* TASK *
Starting with the first line below, extract each line through the one that contains "const y = d3.scaleLinear().domain([0,100]).range([398,98]);", inclusive, excluding pictures.

== INFORMATION PROVIDED ==

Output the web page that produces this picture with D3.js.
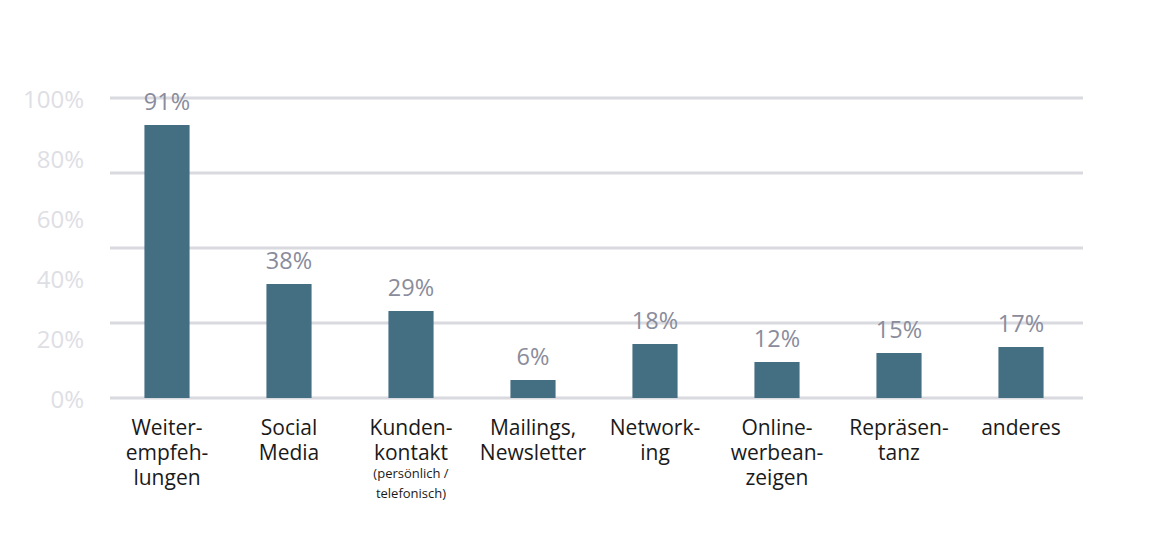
<!DOCTYPE html>
<html><head><meta charset="utf-8">
<script src="https://cdn.jsdelivr.net/npm/d3@7"></script>
<style>body{margin:0;background:#fff}svg{display:block}text{font-family:"Open Sans",sans-serif}</style>
</head><body><svg id="c" width="1170" height="546"></svg>
<script>
const categories = ["Weiterempfehlungen","Social Media","Kundenkontakt","Mailings, Newsletter","Networking","Onlinewerbeanzeigen","Repräsentanz","anderes"];
const categoryLines = [["Weiter-","empfeh-","lungen"],["Social","Media"],["Kunden-","kontakt"],["Mailings,","Newsletter"],["Network-","ing"],["Online-","werbean-","zeigen"],["Repräsen-","tanz"],["anderes"]];
const categoryNotes = [[],[],["(persönlich /","telefonisch)"],[],[],[],[],[]];
const values = [91,38,29,6,18,12,15,17];
const tickLabels = [0,20,40,60,80,100];
const gridValues = [0,25,50,75,100];

const svg = d3.select("#c");
const x = d3.scaleBand().domain(categories).range([106,1082]).paddingInner(0.63).paddingOuter(0.315);
const y = d3.scaleLinear().domain([0,100]).range([398,98]);

svg.append("g").selectAll("line").data(gridValues).join("line")
  .attr("x1",110).attr("x2",1083).attr("y1",d=>y(d)).attr("y2",d=>y(d))
  .attr("stroke","#d9d9e0").attr("stroke-width",3);

svg.append("g").selectAll("text").data(tickLabels).join("text")
  .attr("x",84).attr("y",d=>y(d)+1).attr("dy","0.36em").attr("text-anchor","end")
  .attr("font-size",24).attr("fill","#dedee5").text(d=>d+"%");

svg.append("g").selectAll("rect").data(values).join("rect")
  .attr("x",(d,i)=>x(categories[i])).attr("width",x.bandwidth())
  .attr("y",d=>y(d)).attr("height",d=>y(0)-y(d)).attr("fill","#446f82");

svg.append("g").selectAll("text").data(values).join("text")
  .attr("x",(d,i)=>x(categories[i])+x.bandwidth()/2).attr("y",d=>y(d)-15)
  .attr("text-anchor","middle").attr("font-size",23.5).attr("fill","#8a8c9c").text(d=>d+"%");

const lab = svg.append("g");
categories.forEach((c,i)=>{
  const cx = x(c)+x.bandwidth()/2;
  categoryLines[i].forEach((t,j)=>{
    lab.append("text").attr("x",cx).attr("y",435+j*25).attr("text-anchor","middle")
      .attr("font-size",21).attr("fill","#1a1a1a").text(t);
  });
  categoryNotes[i].forEach((t,j)=>{
    lab.append("text").attr("x",cx).attr("y",478+j*20).attr("text-anchor","middle")
      .attr("font-size",13).attr("fill","#1a1a1a").text(t);
  });
});
</script></body></html>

===

* RESULT OF THE EXERCISE *
Output the web page that produces this picture with D3.js.
<!DOCTYPE html>
<html><head><meta charset="utf-8">
<script src="https://cdn.jsdelivr.net/npm/d3@7"></script>
<style>body{margin:0;background:#fff}svg{display:block}text{font-family:"Open Sans",sans-serif}</style>
</head><body><svg id="c" width="1170" height="546"></svg>
<script>
const categories = ["Weiterempfehlungen","Social Media","Kundenkontakt","Mailings, Newsletter","Networking","Onlinewerbeanzeigen","Repräsentanz","anderes"];
const categoryLines = [["Weiter-","empfeh-","lungen"],["Social","Media"],["Kunden-","kontakt"],["Mailings,","Newsletter"],["Network-","ing"],["Online-","werbean-","zeigen"],["Repräsen-","tanz"],["anderes"]];
const categoryNotes = [[],[],["(persönlich /","telefonisch)"],[],[],[],[],[]];
const values = [91,38,29,6,18,12,15,17];
const tickLabels = [0,20,40,60,80,100];
const gridValues = [0,25,50,75,100];

const svg = d3.select("#c");
const x = d3.scaleBand().domain(categories).range([106,1082]).paddingInner(0.63).paddingOuter(0.315);
const y = d3.scaleLinear().domain([0,100]).range([398,98]);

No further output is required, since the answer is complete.